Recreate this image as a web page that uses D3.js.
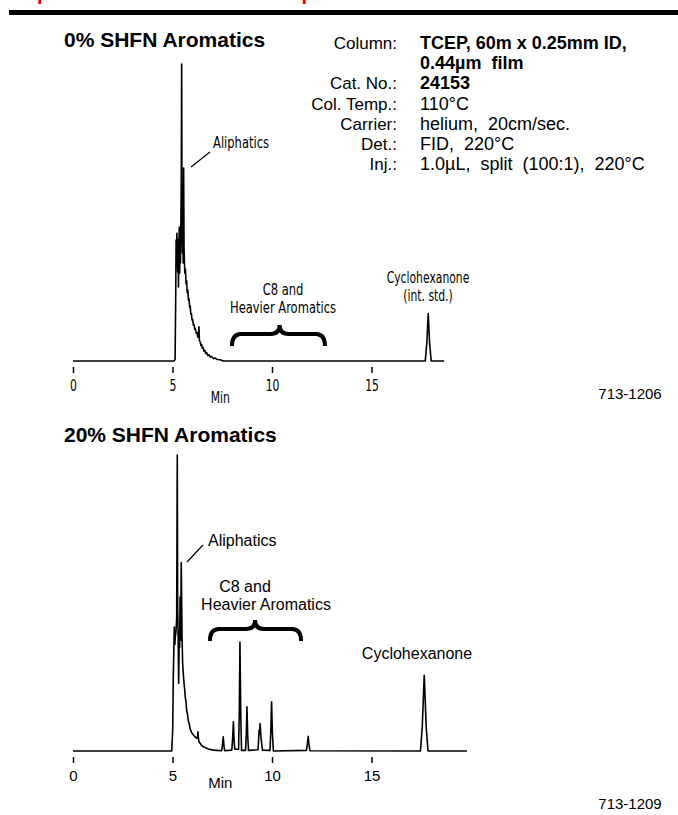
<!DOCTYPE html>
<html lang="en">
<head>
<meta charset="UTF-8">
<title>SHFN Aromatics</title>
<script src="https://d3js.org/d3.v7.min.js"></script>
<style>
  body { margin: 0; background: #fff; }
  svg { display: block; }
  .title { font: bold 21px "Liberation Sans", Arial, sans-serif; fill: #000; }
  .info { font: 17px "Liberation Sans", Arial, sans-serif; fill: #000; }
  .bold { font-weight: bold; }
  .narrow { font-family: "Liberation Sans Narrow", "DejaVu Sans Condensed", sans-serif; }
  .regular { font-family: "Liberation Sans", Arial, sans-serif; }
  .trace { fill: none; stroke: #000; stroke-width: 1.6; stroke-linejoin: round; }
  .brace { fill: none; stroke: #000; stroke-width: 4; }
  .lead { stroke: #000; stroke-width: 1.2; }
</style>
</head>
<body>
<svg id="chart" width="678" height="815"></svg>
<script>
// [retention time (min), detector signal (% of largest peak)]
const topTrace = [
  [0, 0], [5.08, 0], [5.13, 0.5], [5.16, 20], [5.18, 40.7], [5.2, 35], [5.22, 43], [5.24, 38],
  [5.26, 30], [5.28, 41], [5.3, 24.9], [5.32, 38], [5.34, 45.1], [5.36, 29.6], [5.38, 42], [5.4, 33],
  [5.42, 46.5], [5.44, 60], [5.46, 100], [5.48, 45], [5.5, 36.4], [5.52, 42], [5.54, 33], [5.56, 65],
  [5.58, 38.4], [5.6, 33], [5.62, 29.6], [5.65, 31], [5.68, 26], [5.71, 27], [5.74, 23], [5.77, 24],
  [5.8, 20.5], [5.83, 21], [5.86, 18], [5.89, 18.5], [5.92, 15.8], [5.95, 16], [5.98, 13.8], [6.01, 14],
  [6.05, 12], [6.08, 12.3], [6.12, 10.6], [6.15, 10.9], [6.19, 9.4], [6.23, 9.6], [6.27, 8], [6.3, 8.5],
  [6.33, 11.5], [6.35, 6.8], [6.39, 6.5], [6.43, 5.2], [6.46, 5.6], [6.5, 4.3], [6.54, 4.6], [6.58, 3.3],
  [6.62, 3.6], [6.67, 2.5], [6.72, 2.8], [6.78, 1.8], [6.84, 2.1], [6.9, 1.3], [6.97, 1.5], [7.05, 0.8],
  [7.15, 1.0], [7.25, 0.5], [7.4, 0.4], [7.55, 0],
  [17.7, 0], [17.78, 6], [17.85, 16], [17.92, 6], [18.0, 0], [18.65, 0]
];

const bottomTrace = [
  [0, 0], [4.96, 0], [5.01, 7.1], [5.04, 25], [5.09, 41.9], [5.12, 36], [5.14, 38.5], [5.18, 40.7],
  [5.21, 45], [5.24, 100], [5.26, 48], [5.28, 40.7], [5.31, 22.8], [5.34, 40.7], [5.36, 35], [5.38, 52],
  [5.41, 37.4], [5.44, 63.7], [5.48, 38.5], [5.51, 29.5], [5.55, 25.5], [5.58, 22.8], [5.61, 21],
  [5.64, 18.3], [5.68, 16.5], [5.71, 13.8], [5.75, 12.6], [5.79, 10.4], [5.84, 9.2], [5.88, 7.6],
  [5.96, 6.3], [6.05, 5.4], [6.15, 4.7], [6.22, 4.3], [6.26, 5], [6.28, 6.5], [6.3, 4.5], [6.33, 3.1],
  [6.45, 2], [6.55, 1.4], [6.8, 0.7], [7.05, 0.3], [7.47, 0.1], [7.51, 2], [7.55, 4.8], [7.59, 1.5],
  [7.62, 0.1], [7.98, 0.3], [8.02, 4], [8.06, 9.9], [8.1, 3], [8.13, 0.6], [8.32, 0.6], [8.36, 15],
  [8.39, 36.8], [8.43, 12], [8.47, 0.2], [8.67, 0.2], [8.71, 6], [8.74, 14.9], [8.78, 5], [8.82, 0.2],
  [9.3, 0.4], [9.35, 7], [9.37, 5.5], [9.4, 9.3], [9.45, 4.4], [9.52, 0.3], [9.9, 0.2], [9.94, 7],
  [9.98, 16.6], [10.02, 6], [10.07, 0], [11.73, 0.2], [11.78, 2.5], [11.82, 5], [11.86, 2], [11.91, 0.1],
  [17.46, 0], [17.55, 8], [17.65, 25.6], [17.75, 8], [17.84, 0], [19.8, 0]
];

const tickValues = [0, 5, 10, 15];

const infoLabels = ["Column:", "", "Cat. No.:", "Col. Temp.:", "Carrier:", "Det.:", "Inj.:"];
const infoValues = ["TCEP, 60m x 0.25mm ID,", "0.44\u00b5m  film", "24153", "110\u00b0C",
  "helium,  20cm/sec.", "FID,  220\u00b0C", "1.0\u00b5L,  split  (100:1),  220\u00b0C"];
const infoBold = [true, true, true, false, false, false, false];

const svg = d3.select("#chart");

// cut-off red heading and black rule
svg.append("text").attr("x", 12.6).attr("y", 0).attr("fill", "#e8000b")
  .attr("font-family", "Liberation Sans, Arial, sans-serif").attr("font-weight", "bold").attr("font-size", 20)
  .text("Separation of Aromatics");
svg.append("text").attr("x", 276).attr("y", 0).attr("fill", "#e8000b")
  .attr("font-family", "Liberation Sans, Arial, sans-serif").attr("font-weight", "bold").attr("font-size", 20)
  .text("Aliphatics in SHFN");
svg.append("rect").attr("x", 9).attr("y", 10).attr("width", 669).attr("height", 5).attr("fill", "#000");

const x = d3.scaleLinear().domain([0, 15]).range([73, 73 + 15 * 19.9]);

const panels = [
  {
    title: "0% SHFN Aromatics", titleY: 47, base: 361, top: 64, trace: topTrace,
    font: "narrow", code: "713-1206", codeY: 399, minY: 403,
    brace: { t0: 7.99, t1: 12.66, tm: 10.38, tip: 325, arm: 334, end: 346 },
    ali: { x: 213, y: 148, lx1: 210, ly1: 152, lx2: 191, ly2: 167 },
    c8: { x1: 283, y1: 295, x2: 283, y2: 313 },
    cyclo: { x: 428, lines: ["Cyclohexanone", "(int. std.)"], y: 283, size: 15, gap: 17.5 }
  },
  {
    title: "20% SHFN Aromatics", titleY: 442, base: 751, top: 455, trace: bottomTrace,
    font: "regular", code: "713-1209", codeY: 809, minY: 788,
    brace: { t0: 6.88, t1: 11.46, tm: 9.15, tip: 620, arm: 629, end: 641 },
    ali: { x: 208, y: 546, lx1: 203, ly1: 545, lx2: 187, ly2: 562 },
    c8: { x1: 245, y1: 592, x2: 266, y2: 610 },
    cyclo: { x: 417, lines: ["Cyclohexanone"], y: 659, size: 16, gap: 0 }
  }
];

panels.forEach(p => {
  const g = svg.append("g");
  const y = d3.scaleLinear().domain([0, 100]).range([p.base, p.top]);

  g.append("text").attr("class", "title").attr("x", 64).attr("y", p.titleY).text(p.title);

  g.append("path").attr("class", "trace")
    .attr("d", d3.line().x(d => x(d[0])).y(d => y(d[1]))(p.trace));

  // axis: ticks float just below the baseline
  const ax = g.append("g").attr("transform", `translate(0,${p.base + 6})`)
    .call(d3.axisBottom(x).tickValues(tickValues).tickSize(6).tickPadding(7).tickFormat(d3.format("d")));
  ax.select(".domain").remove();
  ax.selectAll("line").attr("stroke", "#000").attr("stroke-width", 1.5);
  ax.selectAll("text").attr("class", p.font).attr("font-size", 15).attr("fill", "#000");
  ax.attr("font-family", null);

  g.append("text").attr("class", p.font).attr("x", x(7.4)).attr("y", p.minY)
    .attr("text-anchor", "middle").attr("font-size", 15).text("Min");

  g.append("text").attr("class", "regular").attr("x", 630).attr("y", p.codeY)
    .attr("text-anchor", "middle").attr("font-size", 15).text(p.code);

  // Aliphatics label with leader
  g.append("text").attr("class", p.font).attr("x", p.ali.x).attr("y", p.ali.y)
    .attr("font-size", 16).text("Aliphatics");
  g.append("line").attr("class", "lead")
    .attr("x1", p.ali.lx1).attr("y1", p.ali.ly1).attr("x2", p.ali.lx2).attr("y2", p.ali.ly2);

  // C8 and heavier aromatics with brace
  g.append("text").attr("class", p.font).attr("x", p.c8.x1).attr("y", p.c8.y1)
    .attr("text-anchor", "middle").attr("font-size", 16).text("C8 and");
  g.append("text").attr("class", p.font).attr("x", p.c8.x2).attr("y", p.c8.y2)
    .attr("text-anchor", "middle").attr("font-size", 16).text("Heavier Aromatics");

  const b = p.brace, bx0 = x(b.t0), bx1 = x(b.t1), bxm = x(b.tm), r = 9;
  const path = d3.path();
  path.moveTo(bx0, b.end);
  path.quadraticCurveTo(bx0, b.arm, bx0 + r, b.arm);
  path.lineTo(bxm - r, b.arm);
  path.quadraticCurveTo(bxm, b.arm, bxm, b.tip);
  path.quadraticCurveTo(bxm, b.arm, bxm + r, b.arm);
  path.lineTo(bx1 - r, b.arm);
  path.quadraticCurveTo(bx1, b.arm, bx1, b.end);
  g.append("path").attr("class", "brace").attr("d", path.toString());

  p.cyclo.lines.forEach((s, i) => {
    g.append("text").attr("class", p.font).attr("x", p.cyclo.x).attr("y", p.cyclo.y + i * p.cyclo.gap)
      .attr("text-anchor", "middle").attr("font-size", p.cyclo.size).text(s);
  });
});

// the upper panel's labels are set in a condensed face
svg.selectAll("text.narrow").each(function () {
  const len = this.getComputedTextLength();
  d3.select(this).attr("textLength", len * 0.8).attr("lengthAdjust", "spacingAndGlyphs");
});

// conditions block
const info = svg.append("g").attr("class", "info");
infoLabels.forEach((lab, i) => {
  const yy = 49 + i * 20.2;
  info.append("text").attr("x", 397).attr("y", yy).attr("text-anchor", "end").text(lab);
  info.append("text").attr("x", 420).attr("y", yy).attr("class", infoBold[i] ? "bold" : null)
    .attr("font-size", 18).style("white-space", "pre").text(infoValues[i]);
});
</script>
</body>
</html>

__________

> [WHAT THE EXERCISE ASKS]:
List the lines that contain the word "this".

> [TASK ANSWER]:
Recreate this image as a web page that uses D3.js.
  const len = this.getComputedTextLength();
  d3.select(this).attr("textLength", len * 0.8).attr("lengthAdjust", "spacingAndGlyphs");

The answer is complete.